One of the hopes for the future comes from the wells being drilled in the Gulf of Mexico, with DoE projecting that gulf production will rise to some 2 mbd by 2020, from 1.3 mbd at present.
One concern that remains, however, lies in the actual levels of production that will be achieved. As Jean Laherrère has noted, the wells in the deep water have not all held up their promise, peaking on average within a year of coming on line. Jean notes that the production decline with the Mars and Ursa fields are at about 9% per year, which he notes is less than half the decline rate at Thunder Horse. Darwinian is also tracking production, and although he notes that Tahiti is performing relatively consistently at 110 kbd, Atlantis is not coming close to the 185 kbd projected.
Exploration and development in the Gulf are apparently now back to pre-Deepwater Horizon levels, and one can only hope that future developments will be less dramatic and more successful.

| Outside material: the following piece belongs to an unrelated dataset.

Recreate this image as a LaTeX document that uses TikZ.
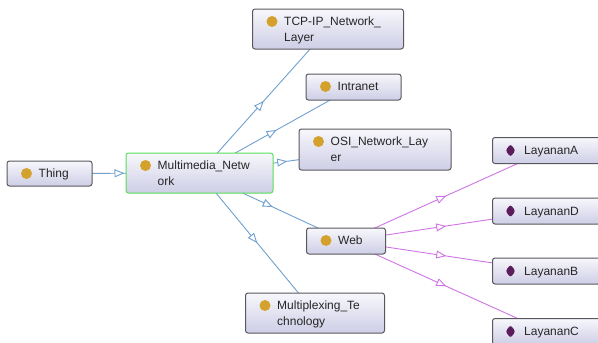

The speed of that recovery is encouraging, though the results to date have been a little less promising than anticipated. But, as with operations in the Arctic, investment costs are going to be high for any new finds that are viable, and will take a number of years to develop, at a time when demand is going to continue to increase. The Gulf discoveries, for example, will likely start to come ashore about the time that the Bakken and Eagle Ford plays start to fall in production, and thus, overall, may not give the boost to American volumes that are currently being projected.